Va in proposito premesso che il reato di interruzione di un ufficio o servizio pubblico o di pubblica necessità, di cui all’art. 340 c.p., è reato di evento la cui consumazione richiede un pregiudizio effettivo (e non necessariamente di particolare rilievo) nella continuità o nella regolarità di un servizio pubblico o di pubblica necessità (Cass. pen. sez. 6, 29351/2006 Rv. 235089).

Su tali premesse va quindi conseguentemente ribadito:

I) che ai fini della integrazione dell’elemento oggettivo del reato previsto dall’art. 340 c.p., non ha rilievo che l’interruzione sia stata temporanea o che si sia trattato di un mero turbamento nel regolare svolgimento dell’ufficio o del servizio, atteso che la predetta fattispecie incriminatrice tutela non solo l’effettivo funzionamento di un ufficio, ovvero di un servizio pubblico o di pubblica necessità, ma anche il suo ordinato e regolare svolgimento (Cass. pen. sez. 6, 35071/2007 Rv. 238025);

II) che il reato de quo si realizza anche se l’interruzione o il turbamento della regolarità dell’ufficio o del servizio siano temporalmente limitati e coinvolgano solamente un settore e non la totalità delle attività (Cass. pen. sez. 6, 334/2008 Rv. );

III) che, pertanto, anche la condotta che determini una temporanea alterazione, purché oggettivamente apprezzabile, nella regolarità dell’ufficio o del servizio, è idonea a realizzare l’azione esecutiva del delitto in questione (Cass. pen. sez. 5, 27919/2009 Rv. 44337).

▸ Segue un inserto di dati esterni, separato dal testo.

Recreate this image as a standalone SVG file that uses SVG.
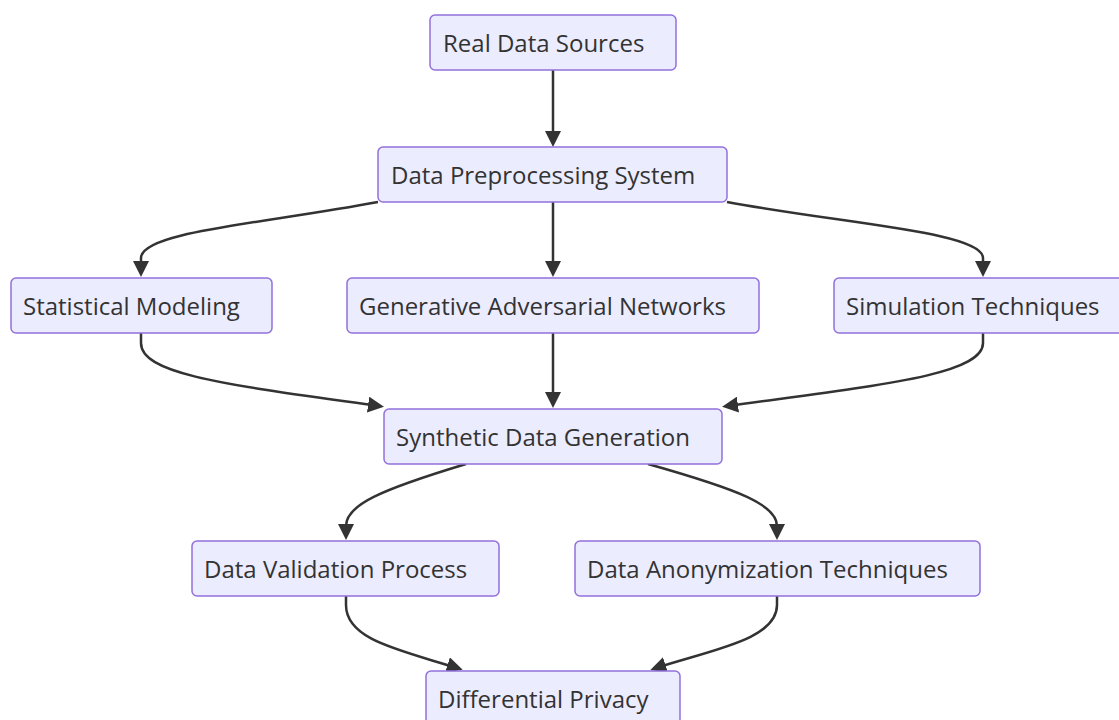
<svg xmlns="http://www.w3.org/2000/svg" width="1119" height="720" viewBox="0 0 1119 720">
<defs>
<style>
.node rect{fill:#ECECFF;stroke:#9370DB;stroke-width:1.5}
.node text{font-family:"Open Sans","Noto Sans","Liberation Sans",sans-serif;font-size:24px;fill:#333}
.edges path{fill:none;stroke:#333;stroke-width:2.5}
</style>
<marker id="arr" viewBox="0 0 16 16" refX="10" refY="8" markerWidth="16" markerHeight="16" markerUnits="userSpaceOnUse" orient="auto">
<path d="M0,0 L16,8 L0,16 z" fill="#333"/>
</marker>
</defs>
<rect width="1119" height="720" fill="#fff"/>
<g class="edges">
<path d="M553,70 L553,141" marker-end="url(#arr)"/>
<path d="M378,202 C260,224 141,232 141,258 L141,271" marker-end="url(#arr)"/>
<path d="M553,202 L553,271" marker-end="url(#arr)"/>
<path d="M727,202 C845,224 983,232 983,258 L983,271" marker-end="url(#arr)"/>
<path d="M141,333 L141,343 C141,375 230,385 378,406" marker-end="url(#arr)"/>
<path d="M553,333 L553,402" marker-end="url(#arr)"/>
<path d="M983,333 L983,343 C983,375 880,385 728,406" marker-end="url(#arr)"/>
<path d="M466,464 C380,490 346,505 346,526 L346,534" marker-end="url(#arr)"/>
<path d="M648,464 C740,490 777,505 777,526 L777,534" marker-end="url(#arr)"/>
<path d="M346,596 L346,605 C346,640 400,650 457,668" marker-end="url(#arr)"/>
<path d="M777,596 L777,605 C777,640 710,650 656,668" marker-end="url(#arr)"/>
</g>
<g id="n1" class="node"><rect x="430" y="15" width="246" height="55" rx="5"/><text x="443" y="52">Real Data Sources</text></g>
<g id="n2" class="node"><rect x="378" y="147" width="349" height="55" rx="5"/><text x="391" y="184">Data Preprocessing System</text></g>
<g id="n3" class="node"><rect x="11" y="278" width="261" height="55" rx="5"/><text x="23" y="315">Statistical Modeling</text></g>
<g id="n4" class="node"><rect x="347" y="278" width="412" height="55" rx="5"/><text x="359" y="315">Generative Adversarial Networks</text></g>
<g id="n5" class="node"><rect x="834" y="278" width="299" height="55" rx="5"/><text x="846" y="315">Simulation Techniques</text></g>
<g id="n6" class="node"><rect x="384" y="409" width="338" height="55" rx="5"/><text x="396" y="446">Synthetic Data Generation</text></g>
<g id="n7" class="node"><rect x="192" y="541" width="307" height="55" rx="5"/><text x="204" y="578">Data Validation Process</text></g>
<g id="n8" class="node"><rect x="575" y="541" width="405" height="55" rx="5"/><text x="587" y="578">Data Anonymization Techniques</text></g>
<g id="n9" class="node"><rect x="426" y="671" width="254" height="55" rx="5"/><text x="438" y="708">Differential Privacy</text></g>
</svg>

Orbene in relazione a tali tre standards probatori non v’è dubbio che la motivazione, che ha supportato la decisione di assoluzione della Corte di appello, sia affetta dai vizi indicati nell’impugnazione del Procuratore generale di Napoli.

Conclusione da assumersi avuto riguardo al quadro complessivo della condotta attribuita alla dr.ssa C., che aveva indotto i pazienti in attesa a ricorrere all’intervento dell’agente di Polizia del “Drappello ospedaliero”, e tenuto altresì conto che nella specie dalla stessa sentenza di proscioglimento risulta un ritardo pari a due ore, che si prospetta erroneamente come giustificabile “per prassi”, in relazione a generici altri impegni di reparto.

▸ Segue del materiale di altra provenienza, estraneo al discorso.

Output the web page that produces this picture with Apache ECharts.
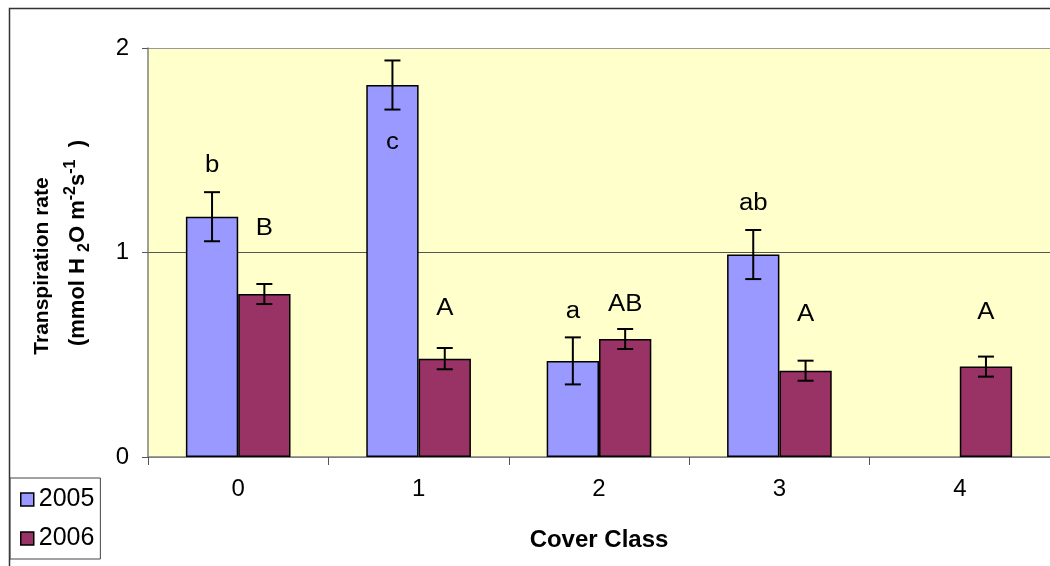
<!DOCTYPE html>
<html>
<head>
<meta charset="utf-8">
<script src="https://cdn.jsdelivr.net/npm/echarts@6/dist/echarts.min.js"></script>
<style>
html,body{margin:0;padding:0;background:#fff;}
#chart{width:1050px;height:566px;}
</style>
</head>
<body>
<div id="chart"></div>
<script>
// ---- data ----
const categories = ['0', '1', '2', '3', '4'];
const seriesNames = ['2005', '2006'];
const mean2005 = [1.175, 1.819, 0.470, 0.990, null];
const err2005 = [0.120, 0.120, 0.115, 0.120, null];
const mean2006 = [0.797, 0.481, 0.577, 0.422, 0.442];
const err2006 = [0.049, 0.052, 0.049, 0.049, 0.049];
const letters2005 = ['b', 'c', 'a', 'ab', ''];
const letterY2005 = [1.423, 1.535, 0.711, 1.240, null];
const letters2006 = ['B', 'A', 'AB', 'A', 'A'];
const letterY2006 = [1.115, 0.724, 0.743, 0.694, 0.706];
const yTicks = [0, 1, 2];

const colors = ['#9999FF', '#993366'];
const CAT_GAP = 0.42;
const FONT = 'Arial, "Liberation Sans", sans-serif';

function errData(means, errs) {
  const out = [];
  means.forEach((m, i) => {
    if (m != null && errs[i] != null) out.push([i, m - errs[i], m + errs[i]]);
  });
  return out;
}
function letterData(ys) {
  const out = [];
  ys.forEach((y, i) => { if (y != null) out.push([i, y]); });
  return out;
}

function errRender(side) {
  return function (params, api) {
    const idx = api.value(0);
    const lo = api.value(1), hi = api.value(2);
    const catW = api.size([1, 0])[0];
    const bw = catW * (1 - CAT_GAP) / 2;
    const pHi = api.coord([idx, hi]);
    const pLo = api.coord([idx, lo]);
    const x = pHi[0] + side * bw / 2;
    const cap = 8;
    const st = { stroke: '#000', lineWidth: 2 };
    return {
      type: 'group',
      children: [
        { type: 'line', shape: { x1: x, y1: pHi[1], x2: x, y2: pLo[1] }, style: st },
        { type: 'line', shape: { x1: x - cap, y1: pHi[1], x2: x + cap, y2: pHi[1] }, style: st },
        { type: 'line', shape: { x1: x - cap, y1: pLo[1], x2: x + cap, y2: pLo[1] }, style: st }
      ]
    };
  };
}

function letterRender(side, texts, ys) {
  const valid = [];
  ys.forEach((y, i) => { if (y != null) valid.push(i); });
  return function (params, api) {
    const idx = api.value(0);
    const y = api.value(1);
    const catW = api.size([1, 0])[0];
    const bw = catW * (1 - CAT_GAP) / 2;
    const p = api.coord([idx, y]);
    return {
      type: 'text',
      x: p[0] + side * bw / 2,
      y: p[1],
      scaleX: 1.12,
      style: {
        text: texts[valid[params.dataIndex]],
        fontSize: 23,
        fontFamily: FONT,
        fill: '#000',
        align: 'center',
        verticalAlign: 'middle',
        textAlign: 'center',
        textVerticalAlign: 'middle'
      }
    };
  };
}

const chart = echarts.init(document.getElementById('chart'), null, { renderer: 'canvas' });

const option = {
  animation: false,
  backgroundColor: '#fff',
  textStyle: { fontFamily: FONT },
  grid: {
    left: 148, top: 48, width: 904, height: 409,
    show: true, backgroundColor: '#FFFFCC', borderWidth: 0
  },
  legend: {
    data: seriesNames,
    orient: 'vertical',
    left: 10, top: 478,
    padding: [9, 6, 8, 10],
    itemGap: 14,
    itemWidth: 13, itemHeight: 13,
    icon: 'rect',
    borderColor: '#444', borderWidth: 1,
    itemStyle: { borderColor: '#000', borderWidth: 1.5 },
    textStyle: { fontSize: 25, color: '#000', fontFamily: FONT, padding: [0, 0, 0, 0] }
  },
  xAxis: {
    type: 'category',
    data: categories,
    boundaryGap: true,
    name: 'Cover Class',
    nameLocation: 'middle',
    nameGap: 71,
    nameTextStyle: { fontSize: 24, fontWeight: 'bold', color: '#000', fontFamily: FONT },
    axisLine: { lineStyle: { color: '#808080', width: 1.5 } },
    axisTick: { show: true, length: 8, lineStyle: { color: '#555' } },
    axisLabel: { fontSize: 24, color: '#000', margin: 20, fontFamily: FONT },
    splitLine: { show: false }
  },
  yAxis: {
    type: 'value',
    min: yTicks[0], max: yTicks[yTicks.length - 1], interval: 1,
    axisLine: { show: true, lineStyle: { color: '#808080', width: 1.5 } },
    axisTick: { show: true, length: 6, lineStyle: { color: '#555' } },
    axisLabel: { fontSize: 24, color: '#000', margin: 19, fontFamily: FONT },
    splitLine: { show: true, lineStyle: { color: ['#808080', '#555', '#999'], width: 1.2 } }
  },
  series: [
    {
      name: seriesNames[0], type: 'bar', data: mean2005.map(v => v == null ? '-' : v),
      barGap: '0%', barCategoryGap: (CAT_GAP * 100) + '%',
      itemStyle: { color: colors[0], borderColor: '#000', borderWidth: 1.5 }, z: 2
    },
    {
      name: seriesNames[1], type: 'bar', data: mean2006,
      barGap: '0%', barCategoryGap: (CAT_GAP * 100) + '%',
      itemStyle: { color: colors[1], borderColor: '#000', borderWidth: 1.5 }, z: 2
    },
    {
      name: 'err2005', type: 'custom', data: errData(mean2005, err2005),
      encode: { x: 0, y: [1, 2] }, renderItem: errRender(-1), z: 5, silent: true
    },
    {
      name: 'err2006', type: 'custom', data: errData(mean2006, err2006),
      encode: { x: 0, y: [1, 2] }, renderItem: errRender(1), z: 5, silent: true
    },
    {
      name: 'let2005', type: 'custom', data: letterData(letterY2005),
      encode: { x: 0, y: 1 }, renderItem: letterRender(-1, letters2005, letterY2005), z: 6, silent: true
    },
    {
      name: 'let2006', type: 'custom', data: letterData(letterY2006),
      encode: { x: 0, y: 1 }, renderItem: letterRender(1, letters2006, letterY2006), z: 6, silent: true
    }
  ],
  graphic: [
    {
      type: 'rect', left: 7, top: 6, z: -10, silent: true,
      shape: { width: 1100, height: 620 },
      style: { fill: 'none', stroke: '#333', lineWidth: 1.5 }
    },
    {
      type: 'text', x: 42, y: 266, rotation: Math.PI / 2, silent: true,
      style: {
        text: 'Transpiration rate',
        font: 'bold 21px ' + FONT, fill: '#000',
        align: 'center', verticalAlign: 'middle',
        textAlign: 'center', textVerticalAlign: 'middle'
      }
    },
    {
      type: 'text', x: 78, y: 243, rotation: Math.PI / 2, silent: true,
      style: {
        text: '{b|(mmol H }{sub|2}{b|O m}{sup|-2}{b|s}{sup|-1}{b|  )}',
        fill: '#000',
        align: 'center', verticalAlign: 'middle',
        textAlign: 'center', textVerticalAlign: 'middle',
        rich: {
          b: { fontSize: 22, fontWeight: 'bold', fontFamily: FONT, fill: '#000', lineHeight: 30, verticalAlign: 'middle' },
          sub: { fontSize: 16, fontWeight: 'bold', fontFamily: FONT, fill: '#000', lineHeight: 18, verticalAlign: 'bottom' },
          sup: { fontSize: 16, fontWeight: 'bold', fontFamily: FONT, fill: '#000', lineHeight: 18, verticalAlign: 'top' }
        }
      }
    }
  ]
};
chart.setOption(option);
</script>
</body>
</html>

Va invero rilevato in punto di “prassi” che in tema di reati contro la P.A. non può essere affermata la carenza dell’elemento soggettivo allorquando una prassi diffusa si sia inserita in un contesto giuridico amministrativo, sicuramente incerto in ordine é la possibilità di realizzare l’attività contestata, dovendo l’agente astenersi dal porre in essere comportamenti di incerta rilevanza ed acquisire dai competenti organi amministrativi le necessarie informazioni ed assicurazioni circa la legittimità dell’attività svolta, in modo da adempiere a quell’onere informativo che potrebbe rendere scusabile l’errore sulla legge penale (cfr. in termini Cass. pen. sezione VI, 35813/07, R.V. 237767).

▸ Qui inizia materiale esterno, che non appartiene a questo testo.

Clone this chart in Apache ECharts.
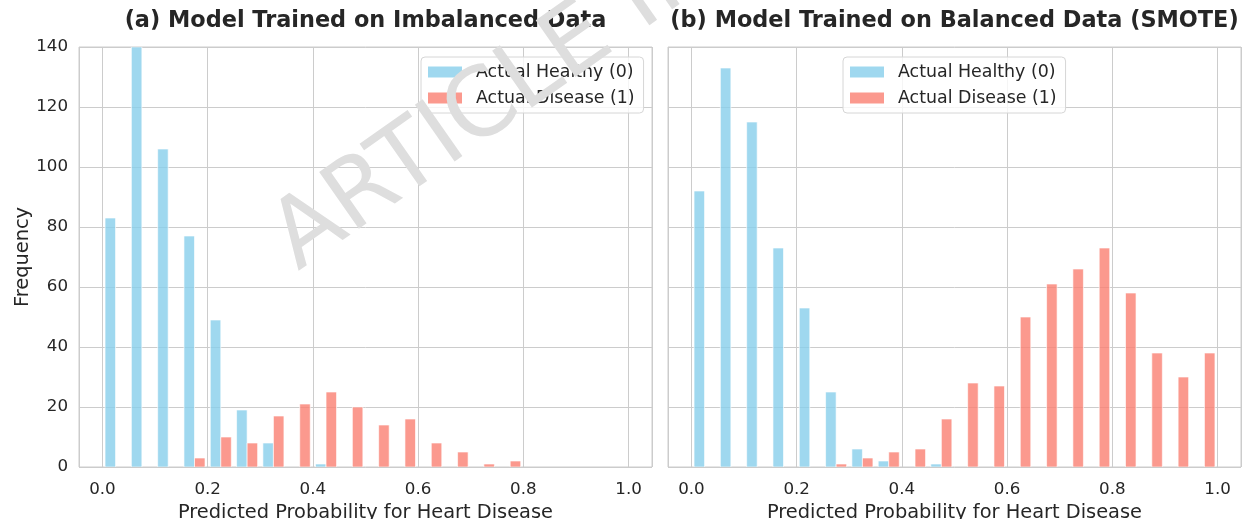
<!DOCTYPE html>
<html>
<head>
<meta charset="utf-8">
<script src="https://cdn.jsdelivr.net/npm/echarts@6/dist/echarts.min.js"></script>
<style>
html,body{margin:0;padding:0;background:#fff;}
#chart{width:1248px;height:519px;}
</style>
</head>
<body>
<div id="chart"></div>
<script>
// Histogram bin starts (bin width 0.05)
const binStarts = [0.00,0.05,0.10,0.15,0.20,0.25,0.30,0.35,0.40,0.45,0.50,0.55,0.60,0.65,0.70,0.75,0.80,0.85,0.90,0.95];
// (a) Imbalanced
const healthyA = [83,140,106,77,49,19,8,0,1,0,0,0,0,0,0,0,0,0,0,0];
const diseaseA = [0,0,0,3,10,8,17,21,25,20,14,16,8,5,1,2,0,0,0,0];
// (b) Balanced (SMOTE)
const healthyB = [92,133,115,73,53,25,6,2,0,1,0,0,0,0,0,0,0,0,0,0];
const diseaseB = [0,0,0,0,0,1,3,5,6,16,28,27,50,61,66,73,58,38,30,38];
const xTicks = [0.0,0.2,0.4,0.6,0.8,1.0];
const yTicks = [0,20,40,60,80,100,120,140];
const titles = ['(a) Model Trained on Imbalanced Data','(b) Model Trained on Balanced Data (SMOTE)'];
const seriesNames = ['Actual Healthy (0)','Actual Disease (1)'];

const FONT = '"DejaVu Sans", sans-serif';
const TXT = '#262626';
const COLORS = ['#87CEEB','#FA8072'];
const BINW = 0.05;

function render(slot){
  return function(params, api){
    const start = api.value(0), v = api.value(1);
    if (!v) return null;
    const x0 = start + BINW*(0.1 + 0.4*slot);
    const x1 = x0 + BINW*0.4;
    const p0 = api.coord([x0, v]);
    const p1 = api.coord([x1, 0]);
    return {
      type:'rect',
      shape:{x:p0[0], y:p0[1], width:p1[0]-p0[0], height:p1[1]-p0[1]},
      style:{fill:COLORS[slot], stroke:'#ffffff', lineWidth:0.8, opacity:0.8}
    };
  };
}
function mk(name, slot, vals, gi){
  return {
    type:'custom', name:name, xAxisIndex:gi, yAxisIndex:gi,
    renderItem: render(slot),
    itemStyle:{color:COLORS[slot], opacity:0.8},
    encode:{x:0, y:1},
    data: binStarts.map((b,i)=>[b, vals[i]]),
    clip:true
  };
}
function xAxis(gi){
  return {
    type:'value', gridIndex:gi, min:-0.0445, max:1.0445,
    minInterval:0.2, maxInterval:0.2,
    name:'Predicted Probability for Heart Disease', nameLocation:'middle', nameGap:43,
    nameTextStyle:{fontFamily:FONT, fontSize:19.4, color:TXT, verticalAlign:'middle'},
    axisLine:{show:false}, axisTick:{show:false},
    axisLabel:{
      fontFamily:FONT, fontSize:16.7, color:TXT, margin:23, verticalAlign:'middle',
      formatter:function(v){
        for (const t of xTicks){ if (Math.abs(v-t)<1e-6) return t.toFixed(1); }
        return '';
      }
    },
    splitLine:{show:true, lineStyle:{color:'#cccccc', width:1}}
  };
}
function yAxis(gi){
  return {
    type:'value', gridIndex:gi, min:yTicks[0], max:yTicks[yTicks.length-1], interval:20,
    name: gi===0 ? 'Frequency' : '', nameLocation:'middle', nameGap:56,
    nameTextStyle:{fontFamily:FONT, fontSize:19.4, color:TXT, verticalAlign:'middle'},
    axisLine:{show:false}, axisTick:{show:false},
    axisLabel:{show: gi===0, fontFamily:FONT, fontSize:16.7, color:TXT, margin:11},
    splitLine:{show:true, lineStyle:{color:'#cccccc', width:1}}
  };
}
function legend(left){
  return {
    left:left, top:57, orient:'vertical',
    data:seriesNames.map(n=>({name:n, icon:'rect'})),
    itemWidth:34, itemHeight:11, itemGap:8,
    padding:[6,9,6,7],
    backgroundColor:'rgba(255,255,255,0.8)',
    borderColor:'#d6d6d6', borderWidth:1, borderRadius:4,
    selectedMode:false,
    textStyle:{fontFamily:FONT, fontSize:17.4, color:TXT, lineHeight:18, padding:[0,0,0,9]}
  };
}

const chart = echarts.init(document.getElementById('chart'), null, {renderer:'canvas'});
chart.setOption({
  animation:false,
  backgroundColor:'#ffffff',
  grid:[
    {left:79, top:47, width:573, height:420, show:true, borderColor:'#cccccc', borderWidth:1, backgroundColor:'transparent', containLabel:false, outerBoundsMode:'none'},
    {left:668, top:47, width:573, height:420, show:true, borderColor:'#cccccc', borderWidth:1, backgroundColor:'transparent', containLabel:false, outerBoundsMode:'none'}
  ],
  xAxis:[xAxis(0), xAxis(1)],
  yAxis:[yAxis(0), yAxis(1)],
  legend:[legend(421), legend(843)],
  series:[
    mk(seriesNames[0],0,healthyA,0), mk(seriesNames[1],1,diseaseA,0),
    mk(seriesNames[0],0,healthyB,1), mk(seriesNames[1],1,diseaseB,1)
  ],
  graphic:[
    {type:'text', x:365.5, y:21.5, z:50, style:{text:titles[0], textAlign:'center', textVerticalAlign:'middle', font:'bold 22.4px "DejaVu Sans", sans-serif', fill:TXT}},
    {type:'text', x:954.5, y:21.5, z:50, style:{text:titles[1], textAlign:'center', textVerticalAlign:'middle', font:'bold 22.4px "DejaVu Sans", sans-serif', fill:TXT}},
    {type:'text', x:311, y:290, rotation:35*Math.PI/180, z:100, silent:true,
     style:{text:'ARTICLE IN PRESS', textAlign:'left', textVerticalAlign:'bottom', font:'95px "DejaVu Sans", sans-serif', fill:'#dedede'}}
  ]
});
</script>
</body>
</html>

Nella specie, a fronte di un orario del Pronto soccorso di ortopedia che decorreva dalle ore 8, cui è corrisposta una presenza della C. solo alle ore 10.

La “prassi di impegni altri’, dopo la marcatura dell’ingresso (nella specie avvenuta alle 9,06), a parte ogni altra considerazione, era in tale contesto sicuramente discutibile, avuto riguardo alla urgenza ed improcrastinabilità del servizio, appunto di “pronto soccorso” ed imponeva l’astensione da comportamenti diversi da quelli dovuti e corrispondenti alla gestione del servizio di pronto soccorso stesso.

Il ricorso del P.M. risulta quindi ammissibile in rito e fondato nel merito con conseguente annullamento senza rinvio dell’impugnata senten.za per intervenuta prescrizione.

Per risalente giurisprudenza (Cass. pen. sez. 4, 243/1966 Rv. 101276), formatasi già nella vigenza dell’art. 152 c.p.p. abrogato, ove nelle more del giudizio per cassazione venga a maturarsi il termine di estinzione del reato per prescrizione, la sentenza assolutoria con formula piena emessa dal giudice di appello non costituisce la prova richiesta dall’art. 129 capoverso c.p.p. e non vale quindi ad escludere l’applicazione della causa estintiva, nei casi in cui, come quello di specie, il ricorso del P.M. risulti rituale e non manifestamente infondato.

P.Q.M.

Annulla la sentenza impugnata senza rinvio perché il reato è estinto per prescrizione.

Testo non ufficiale. La sola stampa del bollettino ufficiale ha carattere legale.